Church History: The Age of Jesus and the Apostles

This year’s main spiritual goal is to “grow theologically through a study of church history”. To that end, I’m using Bruce L. Shelley’s Church History in Plain Language as a spine and reading original sources and biographies to supplement my study. This month’s section was “The Age of Jesus and the Apostles, 6 BC – AD 70.” In other words, the New Testament Age. Because I am already relatively familiar with this stage of church history, this was an easy month. I read Matthew, Acts, and Ephesians as my original sources and selected two books on Paul from my local library (only one of which I finished, as seen below.) I also found one of Shelley’s recommended readings at my library and read that.
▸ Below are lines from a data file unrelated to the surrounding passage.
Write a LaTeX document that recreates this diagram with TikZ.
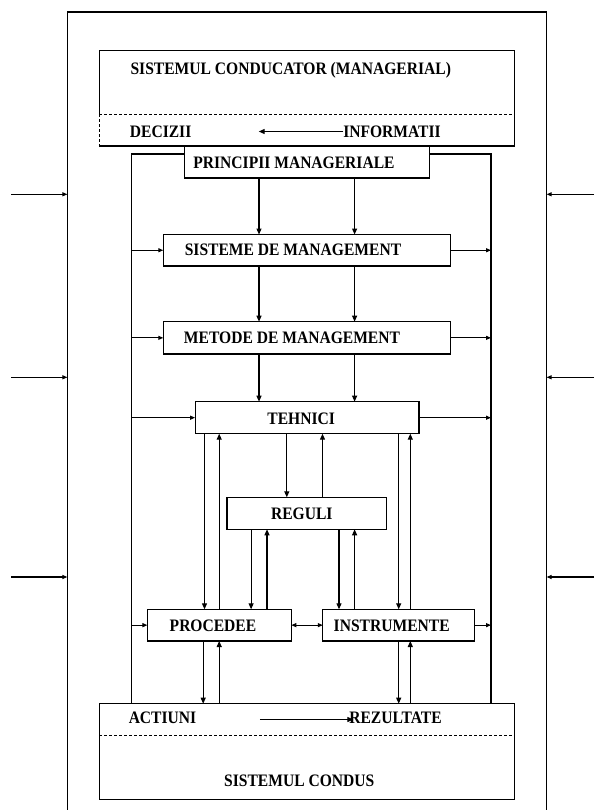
\documentclass[tikz,border=0pt]{standalone}
\usepackage{fontspec}
\setmainfont[FakeStretch=0.89]{Liberation Serif}
\usetikzlibrary{arrows.meta}
\begin{document}
\begin{tikzpicture}[x=1pt,y=-1pt,
  line width=1.1pt,
  box/.style={draw, line width=1.1pt, inner sep=0pt, outer sep=0pt},
  lbl/.style={font=\bfseries\fontsize{17.5}{20}\selectfont, inner sep=0pt, outer sep=0pt, text height=11.6pt, text depth=0pt},
  arr/.style={-{Triangle[length=6pt,width=5pt]}},
  sarr/.style={-{Triangle[length=5pt,width=4pt]}},
  darr/.style={{Triangle[length=5pt,width=4pt]}-{Triangle[length=5pt,width=4pt]}},
  dsh/.style={dash pattern=on 3pt off 2pt}]

\useasboundingbox (0,0) rectangle (594,810);

% outer frame
\coordinate (fbl) at (67.4,812);
\coordinate (ftl) at (67.4,12);
\coordinate (ftr) at (546.6,12);
\coordinate (fbr) at (546.6,812);
\draw (fbl) -- (ftl) -- (ftr) -- (fbr);

% boxes
\node[box, minimum width=415.1pt, minimum height=95.5pt] (cond) at (306.85,98.25) {};
\node[box, fill=white, minimum width=244.7pt, minimum height=32pt] (princ) at (306.85,162) {};
\node[box, minimum width=287.5pt, minimum height=31.5pt] (sist) at (307.05,250.25) {};
\node[box, minimum width=287.5pt, minimum height=32.3pt] (met) at (307.05,337.85) {};
\node[box, minimum width=223.9pt, minimum height=32pt] (tehn) at (307.05,417.7) {};
\node[box, minimum width=159.8pt, minimum height=32pt] (reg) at (306.9,513.3) {};
\node[box, minimum width=143.9pt, minimum height=31.7pt] (proc) at (219.35,625.15) {};
\node[box, minimum width=151.9pt, minimum height=31.7pt] (instr) at (398.75,625.15) {};
\node[box, minimum width=415.1pt, minimum height=95.6pt] (condus) at (306.85,751.5) {};

% dashed separators
\coordinate (yd1) at (0,114.5);
\coordinate (yd2) at (0,735.7);
\draw[dsh] (cond.west |- yd1) -- (cond.east |- yd1);
\draw[white, line width=1.8pt] (cond.west |- yd1) -- (cond.south west);
\draw[dsh] (cond.west |- yd1) -- (cond.south west);
\draw[dsh] (condus.west |- yd2) -- (condus.east |- yd2);

% labels
\node[lbl] (tcond) at (290.8,68.5) {SISTEMUL CONDUCATOR (MANAGERIAL)};
\node[lbl] (dec) at (160.6,131.5) {DECIZII};
\node[lbl] (inf) at (392,131.5) {INFORMATII};
\node[lbl] (tprinc) at (294,162.8) {PRINCIPII MANAGERIALE};
\node[lbl] (tsist) at (293,250) {SISTEME DE MANAGEMENT};
\node[lbl] (tmet) at (292,337.7) {METODE DE MANAGEMENT};
\node[lbl] (ttehn) at (301.2,418.3) {TEHNICI};
\node[lbl] (treg) at (301.8,514) {REGULI};
\node[lbl] (tproc) at (213,625.7) {PROCEDEE};
\node[lbl] (tinstr) at (391.7,625.7) {INSTRUMENTE};
\node[lbl] (act) at (162.5,717.7) {ACTIUNI};
\node[lbl] (rez) at (395.5,717.7) {REZULTATE};
\node[lbl] (tcondus) at (299.3,780.7) {SISTEMUL CONDUS};

% internal arrows in top and bottom boxes
\coordinate (dtip) at (258.7,131.5);
\draw[arr] (inf.west) -- (dtip);
\coordinate (atail) at (259.9,719.5);
\draw[arr] (atail) -- ([xshift=4pt,yshift=-1.8pt]rez.west);

% feedback loop lines
\coordinate (xl) at (131.5,0);
\coordinate (xr) at (491,0);
\coordinate (yt) at (0,154);
\draw (princ.west |- yt) -- (xl |- yt) -- (xl |- condus.north);
\draw (princ.east |- yt) -- (xr |- yt) -- (xr |- condus.north);

% side arrows
\draw[sarr] (xl |- sist.west) -- (sist.west);
\draw[sarr] (sist.east) -- (xr |- sist.east);
\draw[sarr] (xl |- met.west) -- (met.west);
\draw[sarr] (met.east) -- (xr |- met.east);
\draw[sarr] (xl |- tehn.west) -- (tehn.west);
\draw[sarr] (tehn.east) -- (xr |- tehn.east);
\draw[sarr] (xl |- proc.west) -- (proc.west);
\draw[sarr] (instr.east) -- (xr |- instr.east);
\draw[darr] (proc.east) -- (instr.west);

% vertical chain
\coordinate (xa) at (259,0);
\coordinate (xb) at (354.6,0);
\draw[arr] (princ.south -| xa) -- (sist.north -| xa);
\draw[arr] (princ.south -| xb) -- (sist.north -| xb);
\draw[arr] (sist.south -| xa) -- (met.north -| xa);
\draw[arr] (sist.south -| xb) -- (met.north -| xb);
\draw[arr] (met.south -| xa) -- (tehn.north -| xa);
\draw[arr] (met.south -| xb) -- (tehn.north -| xb);

% tehnici <-> procedee / reguli / instrumente
\coordinate (x1) at (204.5,0);
\coordinate (x2) at (219.2,0);
\coordinate (x3) at (286.8,0);
\coordinate (x4) at (322.5,0);
\coordinate (x5) at (398.7,0);
\coordinate (x6) at (410.3,0);
\coordinate (x7) at (251.1,0);
\coordinate (x8) at (267,0);
\coordinate (x9) at (339,0);
\coordinate (x10) at (354.6,0);
\coordinate (x11) at (203.2,0);
\draw[arr] (tehn.south -| x1) -- (proc.north -| x1);
\draw[arr] (proc.north -| x2) -- (tehn.south -| x2);
\draw[arr] (tehn.south -| x3) -- (reg.north -| x3);
\draw[arr] (reg.north -| x4) -- (tehn.south -| x4);
\draw[arr] (tehn.south -| x5) -- (instr.north -| x5);
\draw[arr] (instr.north -| x6) -- (tehn.south -| x6);
\draw[arr] (reg.south -| x7) -- (proc.north -| x7);
\draw[arr] (proc.north -| x8) -- (reg.south -| x8);
\draw[arr] (reg.south -| x9) -- (instr.north -| x9);
\draw[arr] (instr.north -| x10) -- (reg.south -| x10);

% to / from sistemul condus
\draw[arr] (proc.south -| x11) -- (condus.north -| x11);
\draw[arr] (condus.north -| x2) -- (proc.south -| x2);
\draw[arr] (instr.south -| x5) -- (condus.north -| x5);
\draw[arr] (condus.north -| x6) -- (instr.south -| x6);

% outer inputs
\coordinate (lo1) at (11.4,194.3);
\coordinate (lo2) at (11.4,377.3);
\coordinate (lo3) at (11.4,577);
\coordinate (ro1) at (594,194.3);
\coordinate (ro2) at (594,377.3);
\coordinate (ro3) at (594,577);
\draw[sarr] (lo1) -- (ftl |- lo1);
\draw[sarr] (lo2) -- (ftl |- lo2);
\draw[sarr] (lo3) -- (ftl |- lo3);
\draw[sarr] (ro1) -- (ftr |- ro1);
\draw[sarr] (ro2) -- (ftr |- ro2);
\draw[sarr] (ro3) -- (ftr |- ro3);
\end{tikzpicture}
\end{document}
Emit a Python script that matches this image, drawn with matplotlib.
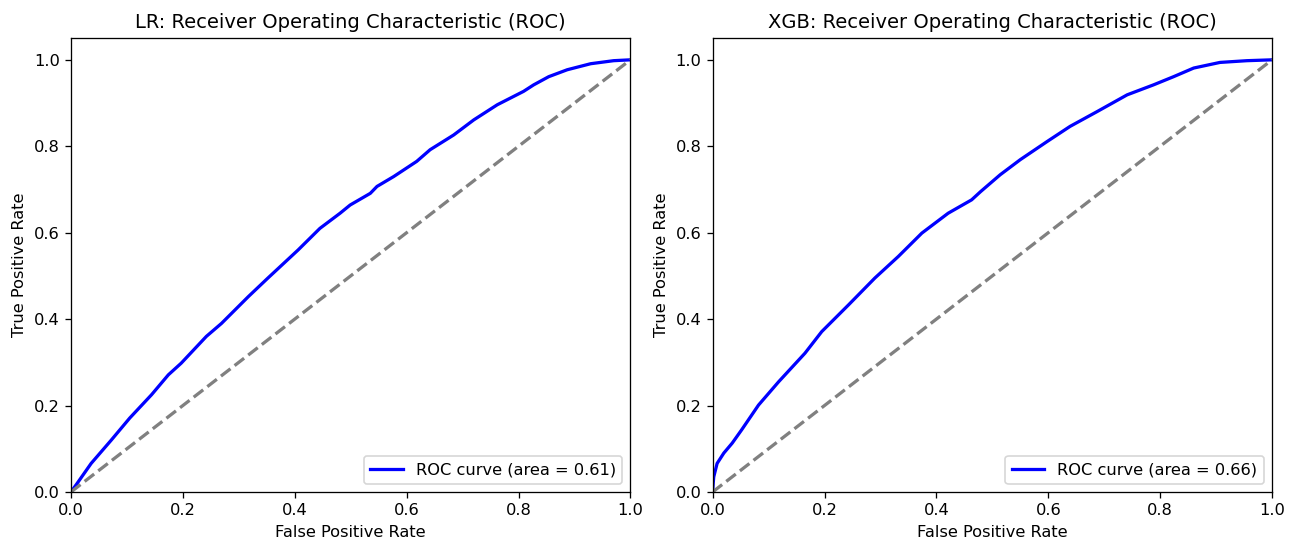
import matplotlib
matplotlib.use("Agg")
import matplotlib.pyplot as plt

# ROC points
lr_fpr = [0.0, 0.010, 0.036, 0.072, 0.105, 0.144, 0.174, 0.197, 0.242, 0.269,
          0.317, 0.352, 0.406, 0.445, 0.481, 0.499, 0.535, 0.547, 0.577, 0.618,
          0.642, 0.684, 0.720, 0.762, 0.809, 0.827, 0.854, 0.887, 0.929, 0.970, 1.0]
lr_tpr = [0.0, 0.018, 0.066, 0.120, 0.171, 0.225, 0.271, 0.298, 0.360, 0.390,
          0.452, 0.495, 0.560, 0.610, 0.645, 0.664, 0.691, 0.707, 0.730, 0.765,
          0.792, 0.826, 0.861, 0.896, 0.927, 0.942, 0.961, 0.977, 0.991, 0.998, 1.0]
lr_auc = 0.61

xgb_fpr = [0.0, 0.001, 0.002, 0.008, 0.020, 0.035, 0.052, 0.082, 0.118, 0.165,
           0.195, 0.243, 0.290, 0.332, 0.374, 0.421, 0.463, 0.479, 0.514, 0.550,
           0.598, 0.639, 0.687, 0.741, 0.788, 0.824, 0.860, 0.907, 0.955, 1.0]
xgb_tpr = [0.0, 0.020, 0.035, 0.066, 0.090, 0.113, 0.144, 0.201, 0.255, 0.321,
           0.371, 0.433, 0.495, 0.545, 0.599, 0.645, 0.676, 0.695, 0.734, 0.769,
           0.811, 0.846, 0.880, 0.919, 0.942, 0.961, 0.981, 0.994, 0.998, 1.0]
xgb_auc = 0.66

models = [("LR", lr_fpr, lr_tpr, lr_auc), ("XGB", xgb_fpr, xgb_tpr, xgb_auc)]

dpi = 117
fig, axes = plt.subplots(1, 2, figsize=(1298 / dpi, 546 / dpi), dpi=dpi)
fig.subplots_adjust(left=0.0547, right=0.98, bottom=0.099, top=0.930, wspace=0.147)

for ax, (name, fpr, tpr, auc) in zip(axes, models):
    ax.plot(fpr, tpr, color="blue", lw=2, label=f"ROC curve (area = {auc:.2f})")
    ax.plot([0, 1], [0, 1], color="gray", lw=2, linestyle="--")
    ax.set_xlim([0.0, 1.0])
    ax.set_ylim([0.0, 1.05])
    ax.set_xlabel("False Positive Rate")
    ax.set_ylabel("True Positive Rate")
    ax.set_title(f"{name}: Receiver Operating Characteristic (ROC)")
    ax.legend(loc="lower right")

fig.savefig("out.png", dpi=dpi)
Core Reading: Church History in Plain Language
The two chapters on “The Age of Jesus and the Apostles” are easy reading. They summarize the narrative portions of the New Testament, giving some historical details drawn heavily from the below-mentioned Great People of the Bible and How They Lived.

Supplemental Reading:

Great People of the Bible and How They Lived by Reader’s Digest
Bruce included this work in his recommended readings for this section – and I’m glad he did. I’ve only read the New Testament section (so far), but I’ve found this to be a highly readable retelling of the narrative of the New Testament with appropriate historical details added in text and with photographs and illustrations. Given that this is a secular work, I would have expected significant skepticism about the words and works of Christ, as well as how the apostles interpreted said words and works – but this is not a skeptical work. In fact, it is quite the opposite. I especially enjoyed the discussion of temple politics and the divisions between the Pharisees and Sadducees and the discussion of the divisions between the Jerusalem Jews and the Hellenists. Another thing I’d never thought of was how the locus of ministry in the New Testament shifts from Galilee (during Jesus’ early ministry) to Jerusalem (during Jesus’ late ministry and the apostles’ early ministry) to Antioch (from which Paul and Barnabas’s missionary journeys were launched.)
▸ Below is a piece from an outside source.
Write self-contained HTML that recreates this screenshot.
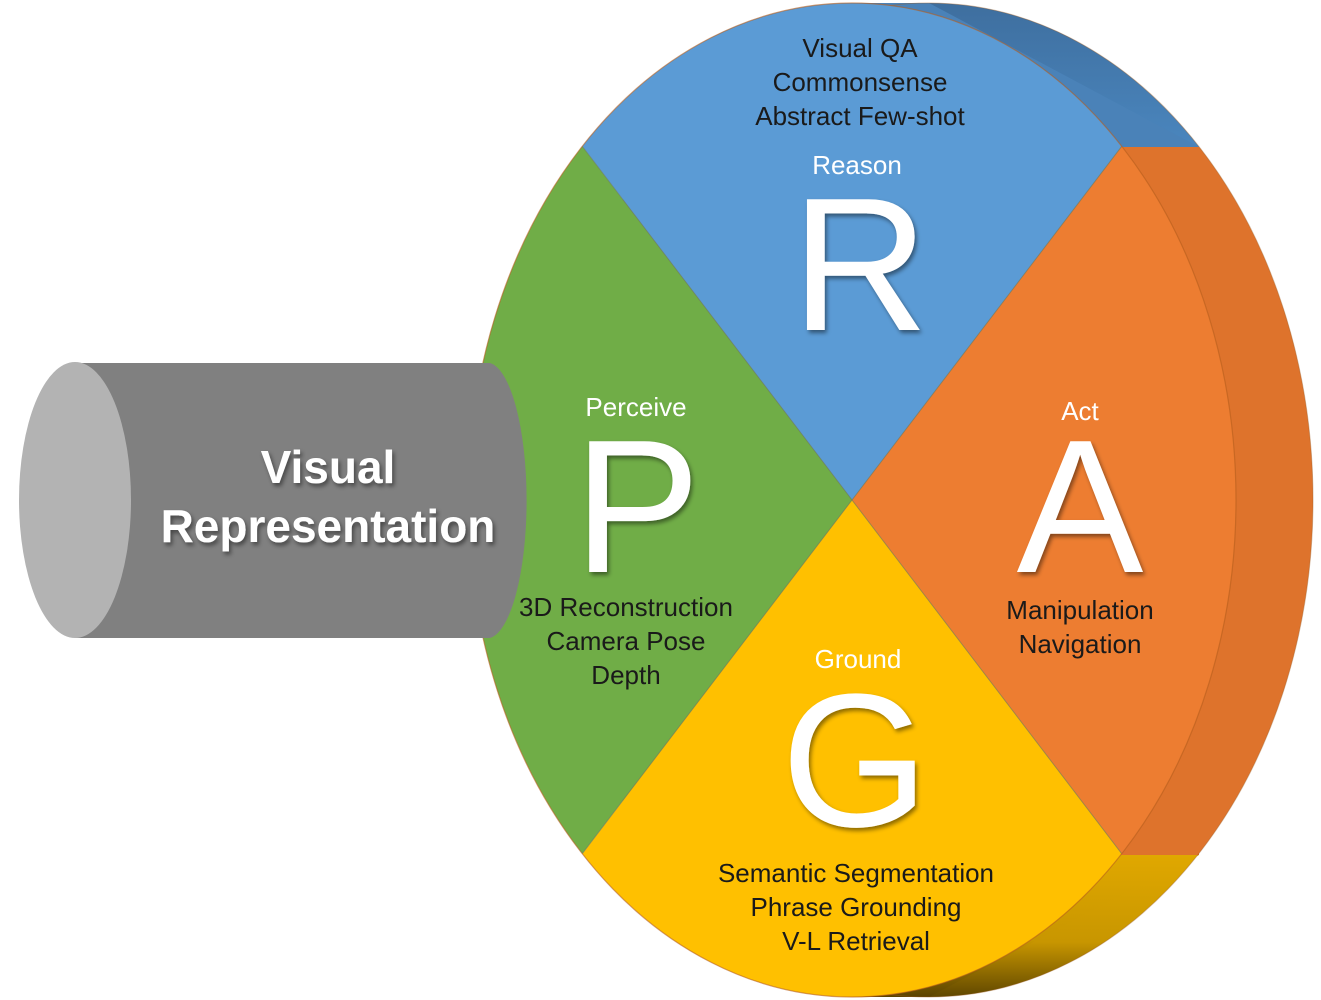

Paul: In Fresh Perspective by N.T. Wright

This is a small but dense work edited from some lectures Wright gave at Cambridge University. I found it difficult to find time to read it because it required my full attention (something in short supply!) to get Wright’s points. Nevertheless, I am glad I read this. Some points I found useful:

  • Wright points out Paul’s consistent use of the word “Christ”, which we tend to think of as little more than Jesus’ surname, but which conveyed quite a bit more in Paul’s Jewish context. Specifically, Paul was consistently pointing to Jesus’ messianic role – what Wright calls an “apocalyptic” context. Wright discusses some of the expectations the Jews of Paul’s time would have had surrounding the term “Christ” and what that would have meant to them. To remind myself of this context, I’ve been mentally substituting “The Promised Messiah and Savior” whenever I read “Christ” in the New Testament.
  • Occasionally, I hear the cross in the Roman world compared to an electric chair – “You’d never hang an electric chair around your neck.” But Wright points out that the cross was not simply a means by which Rome carried out executions. It was a symbol of Rome’s might, particularly its power over conquered peoples. The cross represented the power of Rome to kill those who oppose. Yet the subversive nature of the gospel stated that the cross represents the power, not of Rome but of God, not to kill but to save.
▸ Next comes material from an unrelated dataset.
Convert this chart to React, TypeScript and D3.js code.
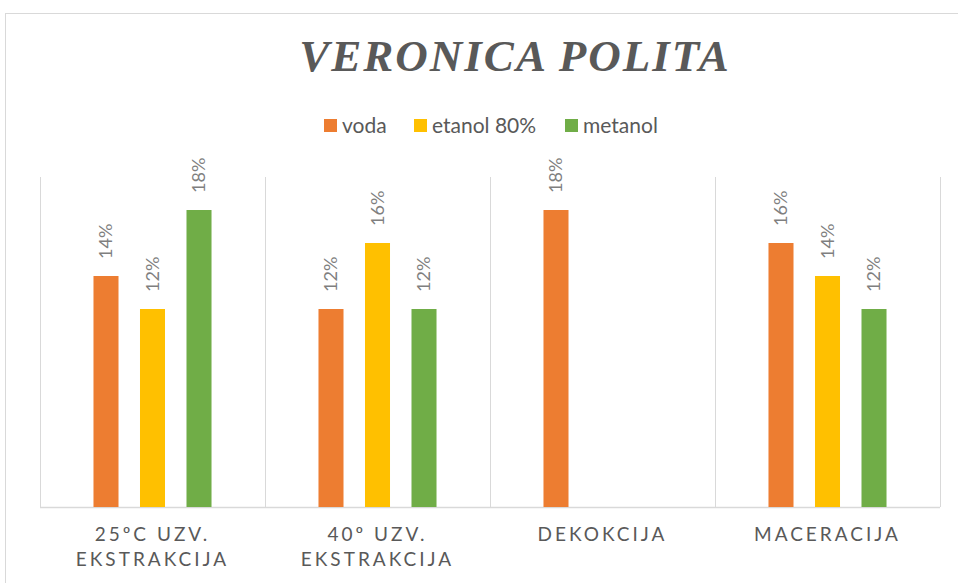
import { useEffect, useRef } from "react";
import * as d3 from "d3";

const categories = ["25ºC UZV. EKSTRAKCIJA", "40º UZV. EKSTRAKCIJA", "DEKOKCIJA", "MACERACIJA"];
const categoryLines = [["25ºC UZV.", "EKSTRAKCIJA"], ["40º UZV.", "EKSTRAKCIJA"], ["DEKOKCIJA"], ["MACERACIJA"]];
const seriesNames = ["voda", "etanol 80%", "metanol"];
const voda = [14, 12, 18, 16];
const etanol = [12, 16, null, 14];
const metanol = [18, 12, null, 12];
const colors = ["#ED7D31", "#FFC000", "#70AD47"];

const width = 958;
const height = 583;
const margin = { top: 177, right: 18, bottom: 76, left: 40 };

const App = () => {
  const svgRef = useRef<SVGSVGElement>(null);

  useEffect(() => {
    if (!svgRef.current) return;
    const svg = d3.select(svgRef.current);
    svg.selectAll("*").remove();

    const series = [voda, etanol, metanol];

    const x0 = d3
      .scaleBand<string>()
      .domain(categories)
      .range([margin.left, width - margin.right]);
    const x1 = d3
      .scaleBand<string>()
      .domain(seriesNames)
      .range([0, x0.bandwidth()])
      .paddingInner(0.462)
      .paddingOuter(1.15);
    const y = d3
      .scaleLinear()
      .domain([0, 20])
      .range([height - margin.bottom, margin.top]);

    // outer chart border
    svg
      .append("rect")
      .attr("x", 5.5)
      .attr("y", 13.5)
      .attr("width", 1000)
      .attr("height", 1000)
      .attr("fill", "#fff")
      .attr("stroke", "#d9d9d9");

    // title
    svg
      .append("text")
      .attr("x", 515)
      .attr("y", 71)
      .attr("text-anchor", "middle")
      .attr("font-family", "'Liberation Serif', serif")
      .attr("font-weight", "bold")
      .attr("font-style", "italic")
      .attr("font-size", 45)
      .attr("letter-spacing", 2)
      .attr("fill", "#595959")
      .text("VERONICA POLITA");

    // legend
    const legendX = [324, 414, 565];
    const legend = svg
      .append("g")
      .selectAll("g")
      .data(seriesNames)
      .join("g")
      .attr("transform", (_, i) => `translate(${legendX[i]}, 119)`);
    legend
      .append("rect")
      .attr("width", 13)
      .attr("height", 13)
      .attr("fill", (_, i) => colors[i]);
    legend
      .append("text")
      .attr("x", 18)
      .attr("y", 14)
      .attr("font-family", "Lato, sans-serif")
      .attr("font-size", 21)
      .attr("fill", "#595959")
      .text((d) => d);

    // vertical separators
    const bounds = [...categories.map((c) => x0(c)!), width - margin.right];
    svg
      .append("g")
      .selectAll("line")
      .data(bounds)
      .join("line")
      .attr("x1", (d) => d + 0.5)
      .attr("x2", (d) => d + 0.5)
      .attr("y1", y(20))
      .attr("y2", y(0))
      .attr("stroke", "#d9d9d9");

    // baseline
    svg
      .append("line")
      .attr("x1", margin.left)
      .attr("x2", width - margin.right)
      .attr("y1", y(0) + 0.5)
      .attr("y2", y(0) + 0.5)
      .attr("stroke", "#d9d9d9")
      .attr("stroke-width", 1.5);

    // bars + labels
    series.forEach((vals, si) => {
      const g = svg.append("g");
      const pts = categories
        .map((c, ci) => ({ c, v: vals[ci] }))
        .filter((d) => d.v !== null) as { c: string; v: number }[];
      g.selectAll("rect")
        .data(pts)
        .join("rect")
        .attr("x", (d) => x0(d.c)! + x1(seriesNames[si])!)
        .attr("y", (d) => y(d.v))
        .attr("width", x1.bandwidth())
        .attr("height", (d) => y(0) - y(d.v))
        .attr("fill", colors[si]);
      g.selectAll("text")
        .data(pts)
        .join("text")
        .attr(
          "transform",
          (d) =>
            `translate(${x0(d.c)! + x1(seriesNames[si])! + x1.bandwidth() / 2}, ${y(d.v) - 17}) rotate(-90)`
        )
        .attr("dy", "0.36em")
        .attr("font-family", "Lato, sans-serif")
        .attr("font-size", 18)
        .attr("fill", "#7f7f7f")
        .text((d) => `${d.v}%`);
    });

    // category labels
    const cat = svg
      .append("g")
      .selectAll("text")
      .data(categories)
      .join("text")
      .attr("x", (d) => x0(d)! + x0.bandwidth() / 2)
      .attr("y", 541)
      .attr("text-anchor", "middle")
      .attr("font-family", "Lato, sans-serif")
      .attr("font-size", 19)
      .attr("letter-spacing", 3)
      .attr("fill", "#595959");
    cat
      .selectAll("tspan")
      .data((_, i) => categoryLines[i])
      .join("tspan")
      .attr("x", function () {
        return (this.parentNode as SVGTextElement).getAttribute("x");
      })
      .attr("dy", (_, i) => (i === 0 ? 0 : 25))
      .text((d) => d);
  }, []);

  return (
    <div style={{ position: "fixed", left: 0, top: 0, width, height, background: "#fff" }}>
      <svg ref={svgRef} width={width} height={height} style={{ display: "block" }}></svg>
    </div>
  );
};

export default App;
Paul: The Mind of the Apostle by A.N. Wilson

I gave this book up after 50 pages, having grown tired of passages like this:

“If readers of the New Testament choose to believe that Paul never set eyes on Jesus and that he had no psychological interest or compulsion to inspire him throughout the thirty years in which he preached Jesus Christ Crucified other than the testimony of the friends of Jesus, whom he had barely met, then that reader is entitled to his or her point of view.”

I understand that not all biographers of Biblical persons consider the Bible to be the authoritative word of God – but I’d prefer not to represented by a straw man. Only a reader of the New Testament who is determined to disbelieve it will assume Paul’s reason for believing was “the testimony of the friends of Jesus whom he had barely met.” Scripture plainly states in Acts 9 and 22 that Paul’s reason for his “obsession” with Jesus was a personal encounter with the risen Christ on the road to Damascus. Call the Damascus road experience a hallucination if you like, but don’t pretend that the Bible gives no explanation for Paul’s zeal.